* Begin *
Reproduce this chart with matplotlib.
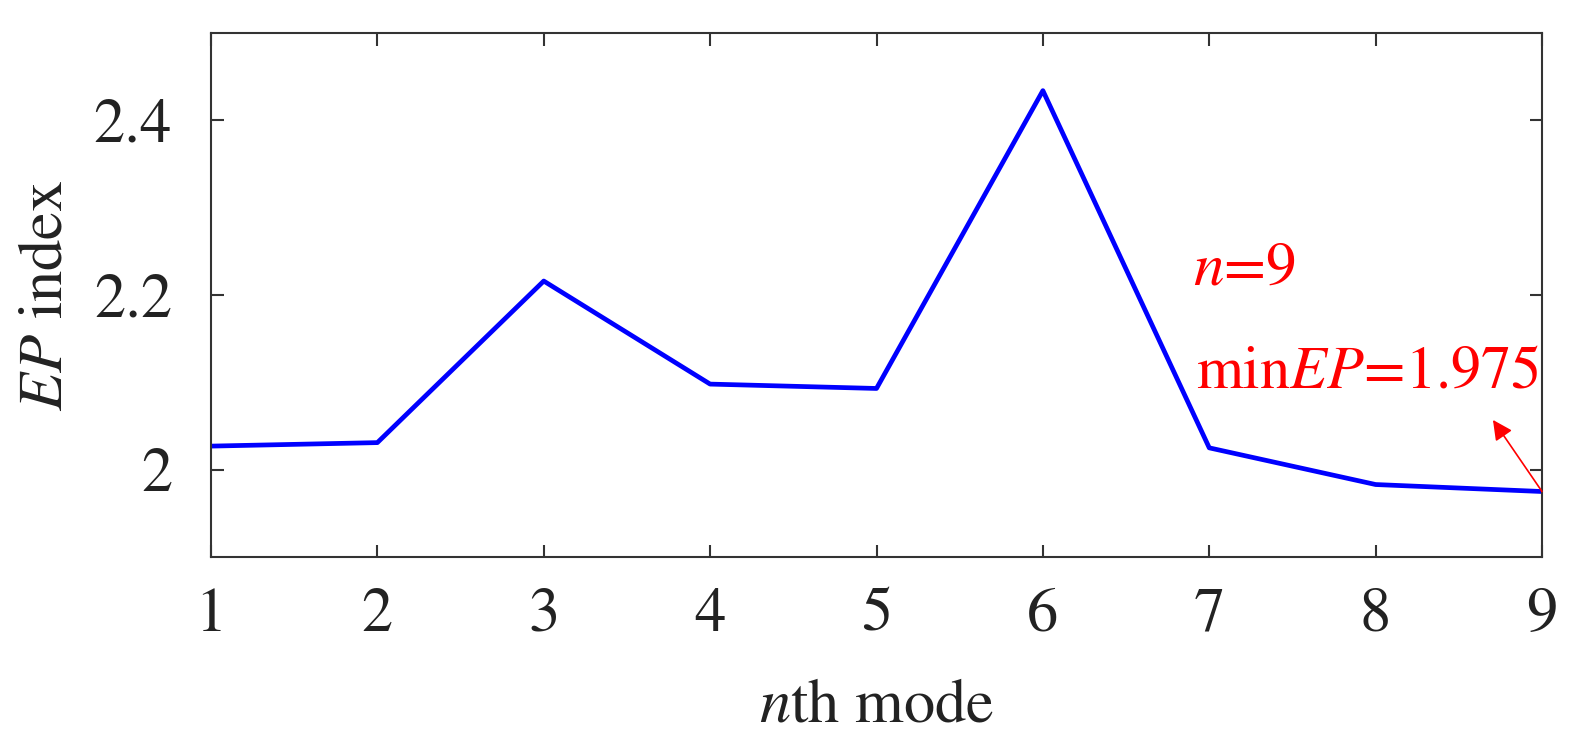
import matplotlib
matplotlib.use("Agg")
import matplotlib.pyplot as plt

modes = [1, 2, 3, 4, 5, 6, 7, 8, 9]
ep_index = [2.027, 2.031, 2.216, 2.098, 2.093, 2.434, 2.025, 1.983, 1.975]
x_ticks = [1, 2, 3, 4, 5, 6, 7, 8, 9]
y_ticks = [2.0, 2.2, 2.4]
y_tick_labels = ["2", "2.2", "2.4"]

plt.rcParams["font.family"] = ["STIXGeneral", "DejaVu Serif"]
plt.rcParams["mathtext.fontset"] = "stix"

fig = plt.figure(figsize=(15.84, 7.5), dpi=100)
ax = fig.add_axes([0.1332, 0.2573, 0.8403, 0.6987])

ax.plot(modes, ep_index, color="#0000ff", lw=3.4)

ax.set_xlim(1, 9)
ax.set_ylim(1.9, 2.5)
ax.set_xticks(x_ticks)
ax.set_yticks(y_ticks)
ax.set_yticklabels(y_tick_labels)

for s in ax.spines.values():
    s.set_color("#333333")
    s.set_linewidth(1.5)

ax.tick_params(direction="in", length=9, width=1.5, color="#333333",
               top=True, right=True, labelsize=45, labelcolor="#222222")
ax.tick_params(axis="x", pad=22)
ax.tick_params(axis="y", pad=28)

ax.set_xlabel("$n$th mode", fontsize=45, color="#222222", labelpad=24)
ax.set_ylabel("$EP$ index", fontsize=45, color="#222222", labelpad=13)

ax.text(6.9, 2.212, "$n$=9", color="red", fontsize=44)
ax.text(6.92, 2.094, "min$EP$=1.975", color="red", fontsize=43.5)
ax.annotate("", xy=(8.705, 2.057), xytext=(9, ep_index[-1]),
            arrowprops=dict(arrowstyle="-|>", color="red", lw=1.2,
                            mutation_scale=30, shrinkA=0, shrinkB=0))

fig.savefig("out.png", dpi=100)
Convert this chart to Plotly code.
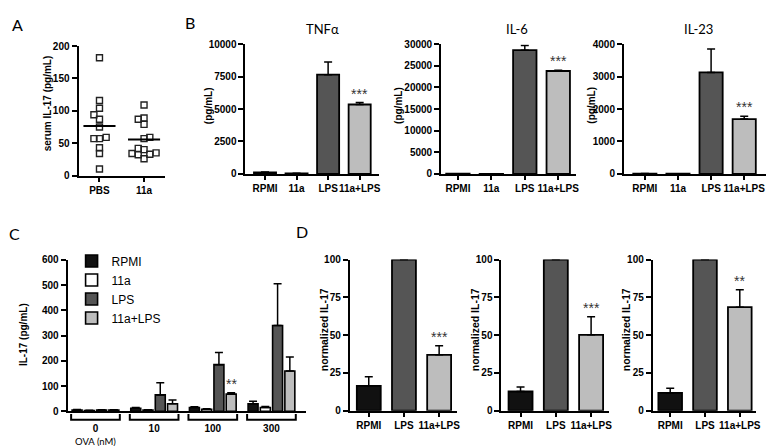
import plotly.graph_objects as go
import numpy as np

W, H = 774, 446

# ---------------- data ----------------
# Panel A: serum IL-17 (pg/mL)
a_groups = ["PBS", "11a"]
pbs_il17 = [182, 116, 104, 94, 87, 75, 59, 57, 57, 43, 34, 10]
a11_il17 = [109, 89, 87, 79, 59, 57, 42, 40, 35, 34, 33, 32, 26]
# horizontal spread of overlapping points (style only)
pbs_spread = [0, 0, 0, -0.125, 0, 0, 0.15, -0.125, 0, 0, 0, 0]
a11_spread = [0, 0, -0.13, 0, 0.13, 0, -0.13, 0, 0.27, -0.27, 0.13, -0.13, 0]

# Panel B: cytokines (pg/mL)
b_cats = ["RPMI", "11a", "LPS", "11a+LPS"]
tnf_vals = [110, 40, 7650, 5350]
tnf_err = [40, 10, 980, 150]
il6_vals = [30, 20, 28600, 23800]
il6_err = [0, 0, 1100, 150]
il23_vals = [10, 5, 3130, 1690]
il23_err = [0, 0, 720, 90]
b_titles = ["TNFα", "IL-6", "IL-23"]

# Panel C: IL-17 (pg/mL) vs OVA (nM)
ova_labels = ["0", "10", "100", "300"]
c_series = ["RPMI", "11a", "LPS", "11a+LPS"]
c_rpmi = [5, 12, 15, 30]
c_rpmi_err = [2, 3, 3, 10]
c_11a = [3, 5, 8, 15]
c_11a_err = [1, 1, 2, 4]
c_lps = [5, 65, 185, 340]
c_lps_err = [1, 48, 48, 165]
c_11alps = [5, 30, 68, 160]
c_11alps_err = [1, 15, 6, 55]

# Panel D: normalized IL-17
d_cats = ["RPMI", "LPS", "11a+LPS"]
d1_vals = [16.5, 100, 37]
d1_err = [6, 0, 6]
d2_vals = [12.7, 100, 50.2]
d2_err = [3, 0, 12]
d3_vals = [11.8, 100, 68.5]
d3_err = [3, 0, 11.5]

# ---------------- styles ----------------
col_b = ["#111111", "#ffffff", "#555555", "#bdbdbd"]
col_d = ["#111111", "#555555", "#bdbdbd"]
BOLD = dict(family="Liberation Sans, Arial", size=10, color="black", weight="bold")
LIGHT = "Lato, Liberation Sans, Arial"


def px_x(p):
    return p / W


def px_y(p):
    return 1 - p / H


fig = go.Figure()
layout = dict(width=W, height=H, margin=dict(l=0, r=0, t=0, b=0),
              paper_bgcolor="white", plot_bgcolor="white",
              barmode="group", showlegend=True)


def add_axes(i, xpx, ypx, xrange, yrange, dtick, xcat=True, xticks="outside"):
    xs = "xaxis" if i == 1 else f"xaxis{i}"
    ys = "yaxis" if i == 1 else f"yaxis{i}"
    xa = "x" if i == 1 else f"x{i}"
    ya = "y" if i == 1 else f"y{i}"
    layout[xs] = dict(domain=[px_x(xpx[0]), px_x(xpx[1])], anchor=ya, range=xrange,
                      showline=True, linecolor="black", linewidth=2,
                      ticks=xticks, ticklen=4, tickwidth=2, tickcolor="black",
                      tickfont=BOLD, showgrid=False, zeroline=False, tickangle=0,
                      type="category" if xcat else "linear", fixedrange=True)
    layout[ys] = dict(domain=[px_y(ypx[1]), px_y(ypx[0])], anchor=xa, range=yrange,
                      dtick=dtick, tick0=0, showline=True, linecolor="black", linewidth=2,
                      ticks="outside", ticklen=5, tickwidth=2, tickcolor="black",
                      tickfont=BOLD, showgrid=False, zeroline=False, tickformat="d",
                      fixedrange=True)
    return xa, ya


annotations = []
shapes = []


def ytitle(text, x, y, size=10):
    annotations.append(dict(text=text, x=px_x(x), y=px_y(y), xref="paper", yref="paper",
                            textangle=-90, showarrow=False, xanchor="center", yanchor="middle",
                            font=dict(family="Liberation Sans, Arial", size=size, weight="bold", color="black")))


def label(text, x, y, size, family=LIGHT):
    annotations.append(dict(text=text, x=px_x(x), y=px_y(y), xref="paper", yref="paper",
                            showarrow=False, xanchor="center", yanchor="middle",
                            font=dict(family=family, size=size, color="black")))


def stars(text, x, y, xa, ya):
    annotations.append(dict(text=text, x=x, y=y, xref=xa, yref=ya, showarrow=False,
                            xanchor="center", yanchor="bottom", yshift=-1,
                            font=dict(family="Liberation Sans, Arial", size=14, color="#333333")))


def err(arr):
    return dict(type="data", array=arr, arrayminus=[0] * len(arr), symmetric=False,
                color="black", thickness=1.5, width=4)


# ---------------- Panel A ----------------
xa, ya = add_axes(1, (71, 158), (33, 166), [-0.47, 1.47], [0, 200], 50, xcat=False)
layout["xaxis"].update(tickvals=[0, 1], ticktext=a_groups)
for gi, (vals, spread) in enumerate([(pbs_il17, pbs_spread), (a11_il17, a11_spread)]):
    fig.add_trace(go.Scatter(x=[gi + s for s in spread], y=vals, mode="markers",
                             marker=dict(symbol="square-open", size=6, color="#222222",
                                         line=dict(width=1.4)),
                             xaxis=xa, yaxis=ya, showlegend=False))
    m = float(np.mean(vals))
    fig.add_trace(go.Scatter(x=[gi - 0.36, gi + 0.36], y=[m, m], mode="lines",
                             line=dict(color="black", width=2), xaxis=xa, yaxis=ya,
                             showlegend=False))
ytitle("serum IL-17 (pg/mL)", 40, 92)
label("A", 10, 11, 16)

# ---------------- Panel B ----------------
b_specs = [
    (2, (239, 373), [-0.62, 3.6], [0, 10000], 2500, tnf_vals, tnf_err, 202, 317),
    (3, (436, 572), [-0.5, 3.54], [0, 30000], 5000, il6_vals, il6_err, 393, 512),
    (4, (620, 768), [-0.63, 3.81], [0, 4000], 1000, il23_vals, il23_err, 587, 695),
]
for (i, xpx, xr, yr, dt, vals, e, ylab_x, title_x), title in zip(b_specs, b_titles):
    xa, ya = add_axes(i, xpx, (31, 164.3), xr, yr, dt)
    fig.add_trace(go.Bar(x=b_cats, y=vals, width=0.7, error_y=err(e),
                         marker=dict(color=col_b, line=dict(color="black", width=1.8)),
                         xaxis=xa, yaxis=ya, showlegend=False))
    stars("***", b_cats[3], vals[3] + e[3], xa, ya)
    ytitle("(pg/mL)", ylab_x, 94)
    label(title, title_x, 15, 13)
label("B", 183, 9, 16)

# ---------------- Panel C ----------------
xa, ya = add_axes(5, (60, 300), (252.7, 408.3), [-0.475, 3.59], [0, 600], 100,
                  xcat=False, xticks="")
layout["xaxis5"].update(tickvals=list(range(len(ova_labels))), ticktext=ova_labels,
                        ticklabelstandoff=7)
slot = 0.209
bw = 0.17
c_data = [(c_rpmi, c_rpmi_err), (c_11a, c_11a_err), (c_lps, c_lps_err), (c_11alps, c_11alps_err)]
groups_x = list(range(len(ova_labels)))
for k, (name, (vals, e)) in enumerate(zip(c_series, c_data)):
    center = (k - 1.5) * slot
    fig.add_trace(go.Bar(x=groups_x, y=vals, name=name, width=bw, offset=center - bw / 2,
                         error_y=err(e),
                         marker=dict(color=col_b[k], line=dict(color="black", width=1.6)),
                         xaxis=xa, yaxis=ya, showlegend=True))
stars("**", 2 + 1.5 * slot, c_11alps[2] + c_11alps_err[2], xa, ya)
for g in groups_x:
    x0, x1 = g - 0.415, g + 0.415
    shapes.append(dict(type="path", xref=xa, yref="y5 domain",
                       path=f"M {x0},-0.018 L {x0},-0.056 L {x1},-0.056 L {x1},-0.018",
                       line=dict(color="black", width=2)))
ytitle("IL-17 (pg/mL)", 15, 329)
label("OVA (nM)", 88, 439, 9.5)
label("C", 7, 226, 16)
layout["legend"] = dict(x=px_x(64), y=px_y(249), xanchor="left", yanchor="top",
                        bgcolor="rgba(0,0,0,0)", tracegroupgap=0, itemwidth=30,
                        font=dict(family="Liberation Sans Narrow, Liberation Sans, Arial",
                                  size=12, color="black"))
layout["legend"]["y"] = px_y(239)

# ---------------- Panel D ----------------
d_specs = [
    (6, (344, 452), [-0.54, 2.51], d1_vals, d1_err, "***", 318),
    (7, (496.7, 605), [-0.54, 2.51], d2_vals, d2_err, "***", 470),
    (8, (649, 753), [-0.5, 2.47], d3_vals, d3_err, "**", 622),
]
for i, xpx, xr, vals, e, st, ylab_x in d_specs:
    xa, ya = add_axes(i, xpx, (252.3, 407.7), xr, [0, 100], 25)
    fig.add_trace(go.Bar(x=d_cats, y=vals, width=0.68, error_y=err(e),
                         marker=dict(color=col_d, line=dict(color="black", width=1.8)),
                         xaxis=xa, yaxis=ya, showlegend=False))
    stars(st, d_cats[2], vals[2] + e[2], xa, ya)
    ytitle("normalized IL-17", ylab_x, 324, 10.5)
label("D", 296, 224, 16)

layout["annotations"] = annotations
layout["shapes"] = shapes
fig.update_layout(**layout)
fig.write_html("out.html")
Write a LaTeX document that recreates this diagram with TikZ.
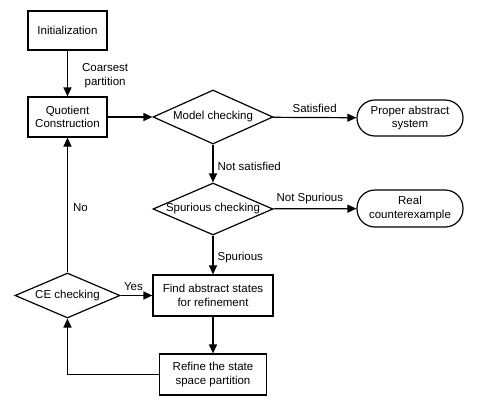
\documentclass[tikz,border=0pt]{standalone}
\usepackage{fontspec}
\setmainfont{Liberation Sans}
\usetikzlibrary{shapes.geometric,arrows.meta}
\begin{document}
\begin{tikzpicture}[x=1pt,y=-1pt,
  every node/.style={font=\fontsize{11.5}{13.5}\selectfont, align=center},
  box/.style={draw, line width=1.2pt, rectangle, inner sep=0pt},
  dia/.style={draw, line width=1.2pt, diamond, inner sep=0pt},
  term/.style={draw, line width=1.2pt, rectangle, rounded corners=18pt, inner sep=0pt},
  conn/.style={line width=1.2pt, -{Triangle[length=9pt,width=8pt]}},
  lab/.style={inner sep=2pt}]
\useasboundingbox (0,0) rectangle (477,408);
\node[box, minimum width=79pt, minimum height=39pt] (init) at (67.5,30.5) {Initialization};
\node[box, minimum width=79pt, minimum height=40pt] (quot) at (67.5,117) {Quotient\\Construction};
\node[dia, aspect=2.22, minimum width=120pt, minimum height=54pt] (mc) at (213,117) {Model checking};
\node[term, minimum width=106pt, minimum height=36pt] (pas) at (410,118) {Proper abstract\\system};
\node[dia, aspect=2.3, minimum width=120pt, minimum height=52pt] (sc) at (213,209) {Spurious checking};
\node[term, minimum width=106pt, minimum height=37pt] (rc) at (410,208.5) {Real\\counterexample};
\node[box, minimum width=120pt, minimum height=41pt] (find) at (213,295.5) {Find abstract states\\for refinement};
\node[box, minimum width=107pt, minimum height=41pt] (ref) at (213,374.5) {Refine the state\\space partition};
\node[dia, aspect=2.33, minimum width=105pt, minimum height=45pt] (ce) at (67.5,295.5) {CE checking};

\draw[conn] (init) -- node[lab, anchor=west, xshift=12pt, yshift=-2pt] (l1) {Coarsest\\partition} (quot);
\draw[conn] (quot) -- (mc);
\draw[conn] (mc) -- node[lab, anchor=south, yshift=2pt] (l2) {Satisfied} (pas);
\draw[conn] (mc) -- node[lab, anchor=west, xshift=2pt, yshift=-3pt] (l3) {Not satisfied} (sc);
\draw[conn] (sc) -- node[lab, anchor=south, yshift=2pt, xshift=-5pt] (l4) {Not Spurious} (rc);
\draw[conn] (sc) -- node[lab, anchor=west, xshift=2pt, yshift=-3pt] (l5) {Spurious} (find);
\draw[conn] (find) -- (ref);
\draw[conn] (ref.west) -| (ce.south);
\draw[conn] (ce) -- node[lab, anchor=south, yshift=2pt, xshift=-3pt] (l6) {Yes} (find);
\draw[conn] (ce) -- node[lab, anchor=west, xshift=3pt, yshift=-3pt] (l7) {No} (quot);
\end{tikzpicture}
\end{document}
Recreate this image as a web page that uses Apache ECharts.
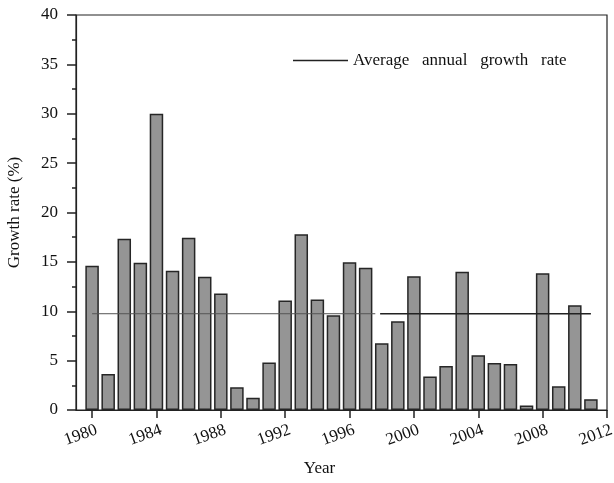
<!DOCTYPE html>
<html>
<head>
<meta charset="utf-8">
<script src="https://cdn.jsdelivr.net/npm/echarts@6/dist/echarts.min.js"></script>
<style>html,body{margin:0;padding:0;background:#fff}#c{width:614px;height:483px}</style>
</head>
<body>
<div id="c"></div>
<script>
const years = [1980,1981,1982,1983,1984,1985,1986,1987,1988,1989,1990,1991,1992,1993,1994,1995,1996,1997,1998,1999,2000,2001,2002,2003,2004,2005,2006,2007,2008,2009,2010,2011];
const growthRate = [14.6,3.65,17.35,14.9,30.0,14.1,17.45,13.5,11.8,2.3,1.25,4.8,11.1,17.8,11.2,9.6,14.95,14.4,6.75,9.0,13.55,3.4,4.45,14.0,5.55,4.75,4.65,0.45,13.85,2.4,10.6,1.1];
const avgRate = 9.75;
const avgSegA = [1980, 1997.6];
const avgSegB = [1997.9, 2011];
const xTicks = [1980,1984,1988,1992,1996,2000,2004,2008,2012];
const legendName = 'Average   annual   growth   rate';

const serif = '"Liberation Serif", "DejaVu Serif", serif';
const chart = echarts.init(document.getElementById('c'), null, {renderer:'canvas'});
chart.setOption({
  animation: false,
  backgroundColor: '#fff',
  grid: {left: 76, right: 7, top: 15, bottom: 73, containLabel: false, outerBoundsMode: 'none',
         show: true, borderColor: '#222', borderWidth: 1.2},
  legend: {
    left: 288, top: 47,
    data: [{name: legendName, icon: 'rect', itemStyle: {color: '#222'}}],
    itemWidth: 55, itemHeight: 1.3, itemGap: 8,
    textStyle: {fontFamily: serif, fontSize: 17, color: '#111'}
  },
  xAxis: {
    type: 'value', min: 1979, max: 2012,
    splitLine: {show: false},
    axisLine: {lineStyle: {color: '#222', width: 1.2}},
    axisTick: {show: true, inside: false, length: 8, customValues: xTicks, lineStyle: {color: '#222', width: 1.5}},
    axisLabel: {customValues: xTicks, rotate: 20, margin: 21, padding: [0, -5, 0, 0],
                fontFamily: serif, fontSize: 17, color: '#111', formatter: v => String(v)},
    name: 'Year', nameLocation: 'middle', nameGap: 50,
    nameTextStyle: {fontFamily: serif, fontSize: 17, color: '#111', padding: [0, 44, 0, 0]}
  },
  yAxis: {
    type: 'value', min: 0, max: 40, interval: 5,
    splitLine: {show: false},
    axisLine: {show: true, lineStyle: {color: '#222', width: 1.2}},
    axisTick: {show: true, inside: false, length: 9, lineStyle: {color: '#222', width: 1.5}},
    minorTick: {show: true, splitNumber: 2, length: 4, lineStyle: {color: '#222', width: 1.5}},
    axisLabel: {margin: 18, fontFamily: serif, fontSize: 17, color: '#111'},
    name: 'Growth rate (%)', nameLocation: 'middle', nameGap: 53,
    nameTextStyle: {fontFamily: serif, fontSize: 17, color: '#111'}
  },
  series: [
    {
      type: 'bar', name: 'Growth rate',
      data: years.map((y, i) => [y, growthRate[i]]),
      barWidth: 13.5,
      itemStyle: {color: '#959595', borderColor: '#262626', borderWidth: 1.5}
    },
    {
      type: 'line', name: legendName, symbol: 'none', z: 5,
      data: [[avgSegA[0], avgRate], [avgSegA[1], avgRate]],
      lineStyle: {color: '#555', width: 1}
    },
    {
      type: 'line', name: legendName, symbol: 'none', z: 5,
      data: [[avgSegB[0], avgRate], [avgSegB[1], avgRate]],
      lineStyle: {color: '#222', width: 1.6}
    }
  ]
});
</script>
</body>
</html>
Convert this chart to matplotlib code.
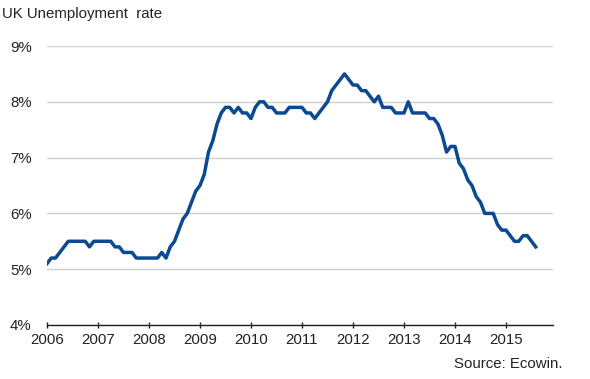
* End *
Each line above that holds the string "with" should be copied and shown.

RESPONSE FOR THIS EXERCISE
Reproduce this chart with matplotlib.
Write a LaTeX document that recreates this diagram with TikZ.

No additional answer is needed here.